Architecture Faculty Lecture: Shantel Blakely
Assistant professor Shantel Blakely will deliver an online lecture titled Zanuso vs. Mangiarotti: The Soul of a Joint. Marco Zanuso (1916–2001) and Angelo Mangiarotti (1921–2012) were architects who practiced in Italy after World War II and were known in part for their concrete buildings. Through a comparative analysis of projects, Blakely will venture a characterization of each architect’s architectonic sensibility by reference to design details such as the manner of transition from beam to column or joist and the orientation of the joint to the architecture’s decorative aspect.
About Shantel Blakely
Shantel Blakely, assistant professor of architecture in the Sam Fox School, is an architectural historian with additional experience in architecture (practice) and philosophy. Current projects include a series of essays on the poet/critic Herbert Read, a study of the Italian postwar architect Marco Zanuso, and a monograph on the architect Charles E. Fleming, Washington University’s first African-American graduate in architecture.
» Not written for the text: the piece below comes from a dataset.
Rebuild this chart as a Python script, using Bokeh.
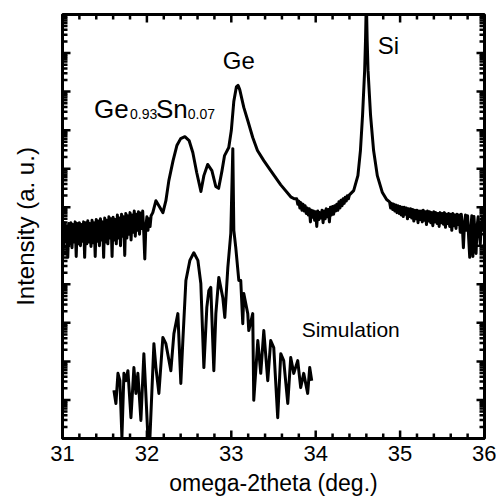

Blakely’s essays and translations on architecture have appeared in Domus, AA Files, Avery Review, PLOT, and other journals.
Prior to joining the faculty at the Sam Fox School, she was public programs manager at Harvard Graduate School of Design, where she co-curated the exhibition Happening Now: Historiography in the Making (2016) and organized numerous lectures and conferences. She holds a PhD in the history and theory of architecture from Columbia University, an MArch from Princeton University, and an MA in Philosophy from Tufts University.